To be totally honest with you all, I hate Halloween. It’s loud, kids are all jacked up on crappy food, teenagers act even dumber than normal, and bars will inact cover charges under the guise of a “Halloween party.” The only thing I enjoy about Halloween are the specials about ghosts or which that appear on the History Channel, but since those don’t exist here, Halloween has no real redeeming value to me.
So I was a tad annoyed when my boss proclaimed, “Let’s have Halloween parties for the classes at the end of the week.” Fortunately she holds a similar view on Halloween and added, “They can decorate pumpkins, wear costumes if they want, get candy on the way out and we’ll be done with it.”
So on Monday and Tuesday they kids had their end of the semester exams, and on Wednesday the Halloween madness began. Wednesday and Thursday saw the students decorating pumpkins.
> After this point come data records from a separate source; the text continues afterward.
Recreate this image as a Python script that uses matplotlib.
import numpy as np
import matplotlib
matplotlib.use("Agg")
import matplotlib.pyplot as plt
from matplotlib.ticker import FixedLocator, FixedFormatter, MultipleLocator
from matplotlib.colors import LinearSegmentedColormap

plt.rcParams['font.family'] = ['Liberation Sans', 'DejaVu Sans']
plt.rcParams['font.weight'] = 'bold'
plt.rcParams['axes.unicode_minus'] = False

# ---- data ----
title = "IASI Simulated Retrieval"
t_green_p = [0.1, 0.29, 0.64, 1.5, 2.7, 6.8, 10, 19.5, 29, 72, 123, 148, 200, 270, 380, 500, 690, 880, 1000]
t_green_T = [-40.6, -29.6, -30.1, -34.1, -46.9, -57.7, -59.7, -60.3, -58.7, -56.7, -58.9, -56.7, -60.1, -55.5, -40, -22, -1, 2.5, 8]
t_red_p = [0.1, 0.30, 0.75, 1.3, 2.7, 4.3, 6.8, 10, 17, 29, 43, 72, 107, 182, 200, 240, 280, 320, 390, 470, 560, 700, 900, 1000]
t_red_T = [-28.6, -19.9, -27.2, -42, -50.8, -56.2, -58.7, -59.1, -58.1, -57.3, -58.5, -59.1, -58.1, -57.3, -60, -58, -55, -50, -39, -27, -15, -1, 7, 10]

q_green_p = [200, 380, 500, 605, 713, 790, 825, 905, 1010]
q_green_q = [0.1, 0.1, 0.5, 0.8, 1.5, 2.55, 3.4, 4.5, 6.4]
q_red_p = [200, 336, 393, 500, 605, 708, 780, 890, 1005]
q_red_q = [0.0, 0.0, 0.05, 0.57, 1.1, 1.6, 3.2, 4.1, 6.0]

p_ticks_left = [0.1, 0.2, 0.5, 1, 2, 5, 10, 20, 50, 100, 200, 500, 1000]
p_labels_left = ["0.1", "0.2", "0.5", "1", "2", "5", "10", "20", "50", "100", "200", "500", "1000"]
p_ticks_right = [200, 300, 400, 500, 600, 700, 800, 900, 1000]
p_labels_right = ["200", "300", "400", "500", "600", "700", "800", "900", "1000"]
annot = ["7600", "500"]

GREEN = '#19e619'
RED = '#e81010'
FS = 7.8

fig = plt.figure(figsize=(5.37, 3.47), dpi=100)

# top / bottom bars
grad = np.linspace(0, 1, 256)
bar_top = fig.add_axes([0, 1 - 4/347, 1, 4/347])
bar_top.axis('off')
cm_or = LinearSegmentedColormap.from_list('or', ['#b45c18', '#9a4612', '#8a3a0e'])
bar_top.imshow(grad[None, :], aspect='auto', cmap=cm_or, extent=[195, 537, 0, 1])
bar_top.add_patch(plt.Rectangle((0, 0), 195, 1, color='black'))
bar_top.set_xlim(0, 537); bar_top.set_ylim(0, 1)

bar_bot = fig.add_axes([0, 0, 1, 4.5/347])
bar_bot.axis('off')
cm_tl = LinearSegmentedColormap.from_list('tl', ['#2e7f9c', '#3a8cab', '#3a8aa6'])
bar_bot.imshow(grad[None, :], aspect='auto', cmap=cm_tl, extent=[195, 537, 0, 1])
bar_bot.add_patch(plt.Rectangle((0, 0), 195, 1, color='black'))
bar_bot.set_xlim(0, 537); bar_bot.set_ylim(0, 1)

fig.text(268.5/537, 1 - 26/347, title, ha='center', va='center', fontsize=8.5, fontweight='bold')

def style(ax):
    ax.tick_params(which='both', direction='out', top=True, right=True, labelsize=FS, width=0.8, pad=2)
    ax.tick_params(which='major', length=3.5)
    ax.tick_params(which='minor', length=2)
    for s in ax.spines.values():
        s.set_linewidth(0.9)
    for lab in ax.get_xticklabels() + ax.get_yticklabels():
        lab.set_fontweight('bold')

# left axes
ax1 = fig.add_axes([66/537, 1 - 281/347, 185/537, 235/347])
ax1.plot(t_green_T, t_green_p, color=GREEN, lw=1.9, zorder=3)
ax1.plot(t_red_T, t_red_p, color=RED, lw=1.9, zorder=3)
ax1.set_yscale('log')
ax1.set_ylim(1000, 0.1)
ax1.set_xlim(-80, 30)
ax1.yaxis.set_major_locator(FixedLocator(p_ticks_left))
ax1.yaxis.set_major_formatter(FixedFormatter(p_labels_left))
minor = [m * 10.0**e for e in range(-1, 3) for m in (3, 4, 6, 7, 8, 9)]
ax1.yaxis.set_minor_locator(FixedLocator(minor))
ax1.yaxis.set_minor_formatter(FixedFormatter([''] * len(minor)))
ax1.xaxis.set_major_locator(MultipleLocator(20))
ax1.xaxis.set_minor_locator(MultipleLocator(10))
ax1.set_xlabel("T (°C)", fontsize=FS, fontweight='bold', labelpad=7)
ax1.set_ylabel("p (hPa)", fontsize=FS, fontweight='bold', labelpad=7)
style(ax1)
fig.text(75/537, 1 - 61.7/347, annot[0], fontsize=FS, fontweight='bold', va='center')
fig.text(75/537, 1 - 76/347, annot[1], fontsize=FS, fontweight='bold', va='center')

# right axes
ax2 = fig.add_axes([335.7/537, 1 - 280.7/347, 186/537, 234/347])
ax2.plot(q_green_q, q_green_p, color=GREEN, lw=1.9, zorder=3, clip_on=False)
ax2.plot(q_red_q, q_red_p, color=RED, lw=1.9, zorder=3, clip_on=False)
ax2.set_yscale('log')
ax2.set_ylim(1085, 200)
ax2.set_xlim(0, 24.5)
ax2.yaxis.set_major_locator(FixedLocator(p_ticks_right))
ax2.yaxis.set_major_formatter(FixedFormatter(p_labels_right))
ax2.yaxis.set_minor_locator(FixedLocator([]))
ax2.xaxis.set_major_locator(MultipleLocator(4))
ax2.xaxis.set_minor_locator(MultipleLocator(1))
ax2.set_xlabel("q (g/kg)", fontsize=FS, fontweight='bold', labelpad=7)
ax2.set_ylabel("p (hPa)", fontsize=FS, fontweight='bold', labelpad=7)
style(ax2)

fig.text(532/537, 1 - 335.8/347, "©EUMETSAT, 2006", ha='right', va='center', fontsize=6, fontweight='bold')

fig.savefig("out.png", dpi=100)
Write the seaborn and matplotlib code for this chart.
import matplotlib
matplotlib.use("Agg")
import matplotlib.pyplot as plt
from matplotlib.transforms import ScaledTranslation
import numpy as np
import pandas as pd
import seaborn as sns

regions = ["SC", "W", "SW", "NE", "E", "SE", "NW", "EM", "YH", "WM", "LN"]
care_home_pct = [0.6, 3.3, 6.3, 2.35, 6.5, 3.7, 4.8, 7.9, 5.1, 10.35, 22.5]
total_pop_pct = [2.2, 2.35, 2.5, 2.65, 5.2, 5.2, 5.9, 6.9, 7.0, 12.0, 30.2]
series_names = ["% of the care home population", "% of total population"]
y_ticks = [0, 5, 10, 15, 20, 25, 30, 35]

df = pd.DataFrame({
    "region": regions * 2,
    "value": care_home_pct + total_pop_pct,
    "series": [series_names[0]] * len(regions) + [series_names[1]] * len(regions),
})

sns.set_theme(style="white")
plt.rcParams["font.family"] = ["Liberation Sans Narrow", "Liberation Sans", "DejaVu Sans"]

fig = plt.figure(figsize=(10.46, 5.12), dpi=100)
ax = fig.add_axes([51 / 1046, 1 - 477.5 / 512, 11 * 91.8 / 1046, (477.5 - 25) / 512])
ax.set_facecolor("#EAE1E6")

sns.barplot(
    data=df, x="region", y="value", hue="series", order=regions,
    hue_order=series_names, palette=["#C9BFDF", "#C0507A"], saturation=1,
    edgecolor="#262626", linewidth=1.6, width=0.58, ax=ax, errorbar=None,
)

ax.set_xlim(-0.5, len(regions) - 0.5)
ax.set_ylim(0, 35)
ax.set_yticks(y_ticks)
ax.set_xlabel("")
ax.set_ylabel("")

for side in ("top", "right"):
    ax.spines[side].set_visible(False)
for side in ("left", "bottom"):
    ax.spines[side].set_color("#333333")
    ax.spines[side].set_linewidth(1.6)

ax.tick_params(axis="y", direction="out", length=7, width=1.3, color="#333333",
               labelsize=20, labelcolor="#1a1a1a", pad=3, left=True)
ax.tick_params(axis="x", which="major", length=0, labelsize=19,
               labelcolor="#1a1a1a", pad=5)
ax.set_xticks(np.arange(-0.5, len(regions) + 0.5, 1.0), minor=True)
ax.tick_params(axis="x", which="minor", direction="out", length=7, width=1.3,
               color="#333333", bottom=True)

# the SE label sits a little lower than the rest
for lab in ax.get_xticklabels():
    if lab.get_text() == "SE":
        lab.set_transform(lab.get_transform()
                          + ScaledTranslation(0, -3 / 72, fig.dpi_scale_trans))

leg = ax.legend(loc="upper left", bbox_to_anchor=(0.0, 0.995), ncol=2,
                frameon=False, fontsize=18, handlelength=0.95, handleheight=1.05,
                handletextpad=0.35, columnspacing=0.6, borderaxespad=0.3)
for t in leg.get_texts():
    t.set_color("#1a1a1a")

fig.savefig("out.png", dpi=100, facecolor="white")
Since it would have been truly insane to allow kids who come to blows at the drop of a hat to carve pumpkins with knives, the students instead used paint, glue, yarn, googley eyes, and other assorted nonsense to create jack o’ lanterns.
During this process I learned a valuable sociological lesson: girls make better leaders and work together better than boys. Larger classes would be divided into a boy group and a girl group. The girls would talk about what looked good or not on their pumpkin, and would help each other in attempting to impliment their plans. The boys on the other hand would spend half the time attempting to wrestle each other and then when they did try to make a jack o’ lantern, they all had their own vision which they were unwilling to change (if it differed from others in the group) so their jack o’ lanterns looked like complete shit more often than not.
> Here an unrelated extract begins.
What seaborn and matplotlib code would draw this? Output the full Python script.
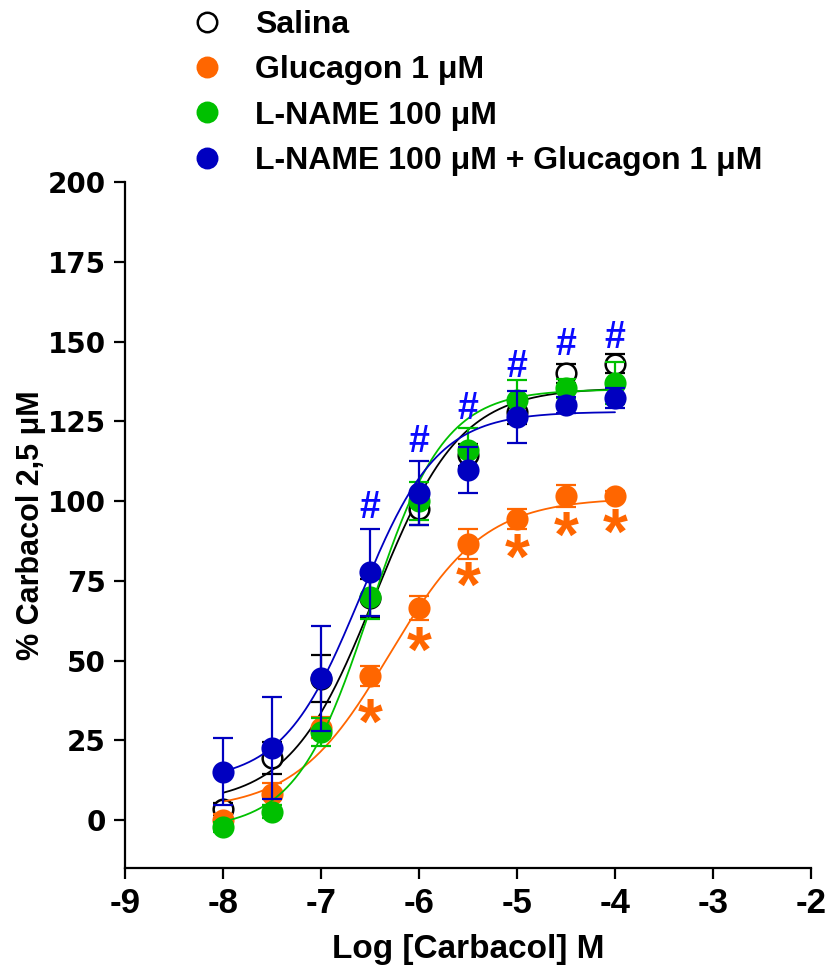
import numpy as np
import pandas as pd
import seaborn as sns
import matplotlib.pyplot as plt
from matplotlib.lines import Line2D

# log concentrations of carbacol
log_conc = [-8, -7.5, -7, -6.5, -6, -5.5, -5, -4.5, -4]

salina_mean = [3.5, 19.4, 44.3, 69.5, 97.5, 114.5, 128.0, 140.0, 143.0]
salina_sem = [2.0, 5.0, 7.3, 6.0, 5.0, 3.5, 4.0, 3.0, 3.0]
glucagon_mean = [0.0, 8.2, 29.0, 45.2, 66.4, 86.5, 94.4, 101.6, 101.6]
glucagon_sem = [2.0, 3.3, 3.4, 3.2, 3.7, 4.8, 3.0, 3.5, 1.5]
lname_mean = [-2.1, 2.6, 27.6, 70.0, 100.0, 116.0, 131.7, 135.4, 137.0]
lname_sem = [1.5, 2.0, 4.4, 7.0, 6.0, 7.0, 6.3, 3.0, 6.5]
combo_mean = [15.1, 22.5, 44.5, 77.7, 102.5, 109.7, 126.4, 130.0, 132.3]
combo_sem = [10.5, 16.0, 16.5, 13.7, 10.0, 7.2, 8.2, 2.5, 3.0]

# sigmoid fit parameters: bottom, top, logEC50, hill slope
salina_fit = (5.0, 135.5, -6.45, 1.0)
glucagon_fit = (3.0, 101.0, -6.3, 0.9)
lname_fit = (-3.0, 135.0, -6.5, 1.15)
combo_fit = (12.0, 128.0, -6.6, 1.1)

# significance marks
hash_x = [-6.5, -6, -5.5, -5, -4.5, -4]
hash_y = [97.8, 118.5, 129.0, 142.0, 149.0, 151.0]
star_x = [-6.5, -6, -5.5, -5, -4.5, -4]
star_y = [33.9, 56.4, 76.8, 85.6, 92.5, 93.4]

labels = ['Salina', 'Glucagon 1 μM', 'L-NAME 100 μM', 'L-NAME 100 μM + Glucagon 1 μM']
colors = ['black', '#FF6600', '#00C000', '#0000C0']

series = [
    (salina_mean, salina_sem, salina_fit),
    (glucagon_mean, glucagon_sem, glucagon_fit),
    (lname_mean, lname_sem, lname_fit),
    (combo_mean, combo_sem, combo_fit),
]

sns.set_style('ticks')
plt.rcParams['font.family'] = ['Liberation Sans', 'DejaVu Sans']
plt.rcParams['font.weight'] = 'bold'
for k in ['text.color', 'axes.labelcolor', 'xtick.color', 'ytick.color', 'axes.edgecolor']:
    plt.rcParams[k] = 'black'

fig = plt.figure(figsize=(8.31, 9.67), dpi=100)
ax = fig.add_axes([125 / 831, 1 - 868 / 967, 686 / 831, 686 / 967])

xs = np.linspace(-8, -4, 300)
for i, ((m, s, fit), lab, col) in enumerate(zip(series, labels, colors)):
    b, t, ec, h = fit
    curve = pd.DataFrame({'x': xs, 'y': b + (t - b) / (1 + 10 ** ((ec - xs) * h))})
    sns.lineplot(data=curve, x='x', y='y', color=col, lw=1.3, ax=ax, zorder=2 + i * 3)
    ax.errorbar(log_conc, m, yerr=s, fmt='none', ecolor=col, elinewidth=1.6,
                capsize=7.5, capthick=1.6, zorder=3 + i * 3)
    pts = pd.DataFrame({'x': log_conc, 'y': m})
    face = 'white' if i == 0 else col
    sns.scatterplot(data=pts, x='x', y='y', ax=ax, s=200, color=face,
                    edgecolor=col, linewidth=1.8, zorder=4 + i * 3)

for x, y in zip(hash_x, hash_y):
    ax.text(x, y, '#', color='#0A0AFF', fontsize=27, fontweight='bold',
            ha='center', va='center', zorder=20)
for x, y in zip(star_x, star_y):
    # the asterisk glyph sits high in its box, so anchor it lower
    ax.annotate('*', (x, y), xytext=(0, -23), textcoords='offset points',
                color='#FF6600', fontsize=46, fontweight='bold',
                ha='center', va='baseline', zorder=20)

ax.set_xlim(-9, -2)
ax.set_ylim(-15, 200)
ax.set_xticks(range(-9, -1))
ax.set_yticks(range(0, 201, 25))
ax.set_xticklabels([str(v) for v in range(-9, -1)], fontsize=25, fontweight='bold')
ax.set_yticklabels([str(v) for v in range(0, 201, 25)], family='DejaVu Sans',
                   fontsize=20, fontweight='bold')
ax.set_xlabel('Log [Carbacol] M', fontsize=24, fontweight='bold', labelpad=10)
ax.set_ylabel('% Carbacol 2,5 μM', fontsize=22, fontweight='bold', labelpad=1)
sns.despine(ax=ax)
for sp in ['left', 'bottom']:
    ax.spines[sp].set_linewidth(1.6)
ax.tick_params(width=1.6, length=8, direction='out', pad=6)

handles = []
for i, col in enumerate(colors):
    face = 'white' if i == 0 else col
    handles.append(Line2D([], [], ls='none', marker='o', markersize=14,
                          markerfacecolor=face, markeredgecolor=col, markeredgewidth=1.8))
fig.legend(handles, labels, loc='upper left', bbox_to_anchor=(178 / 831, 1 + 6 / 967),
           frameon=False, prop={'weight': 'bold', 'size': 23},
           handlelength=0.8, handletextpad=1.1, labelspacing=0.48, borderpad=0)

plt.savefig('out.png', dpi=100)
With pumpkins all decorated, Friday was the Halloween party…the worst Halloween party ever. You want to wear a costume? Fine. You don’t? That’s cool too. Special events? Well, we’re going to do a Halloween themed worksheet about some grammar we covered earlier in the week, and then play some pin the nose on the jack o’ lantern game I crafted a year ago…oh and there will be snacks. After that it’s time to get some candy and kick them out of the school.
So thankfully today marks the end of Halloween and the end of kids acting like morons and the end of all frustration.
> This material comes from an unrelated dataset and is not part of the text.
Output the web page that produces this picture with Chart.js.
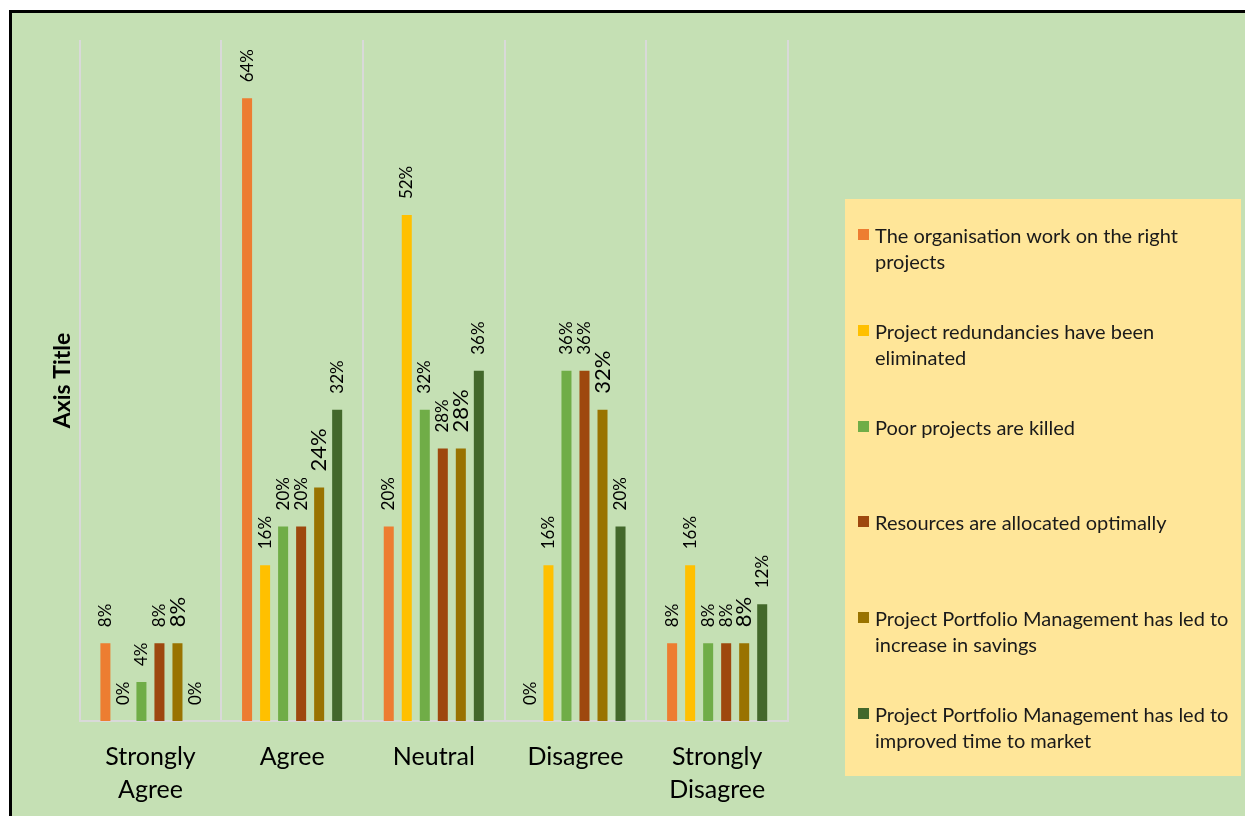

Dude… it wasn’t my kids acting like morons.. it was me today! And I had a blast doing it… I thought more than once “Hey… I haven’t done this since Grade 9.” I’ll reflect on today (stories to come on the blog) and think.. “who would be a big enough moron to do that.” And smile in the knowledge that.. IT WAS ME.
Too me that’s what Halloween is all about.. pranks.. jokes.. and stress-relief.
Comment by Shaun — November 1, 2005 @ 1:53 am
For me, I don’t need a special day to act like an idiot. I can be a moron year round!
Comment by Wyatt — November 1, 2005 @ 8:09 am
-=chuckles=- Fair enough..
Comment by Shaun — November 1, 2005 @ 18:28 pm
I don’t give a rat’s cock about halloween either, but we’d better be hearing more holiday cheer from you when it comes round to Christmas!
Comment by swiss james — November 1, 2005 @ 20:56 pm
Swiss James,
The day after the American holiday known as Thanksgiving, the Christmas lunacy will begin in earnest around these parts. Christmas is the one holiday I have absolutely no sarcasm or cynicism towards.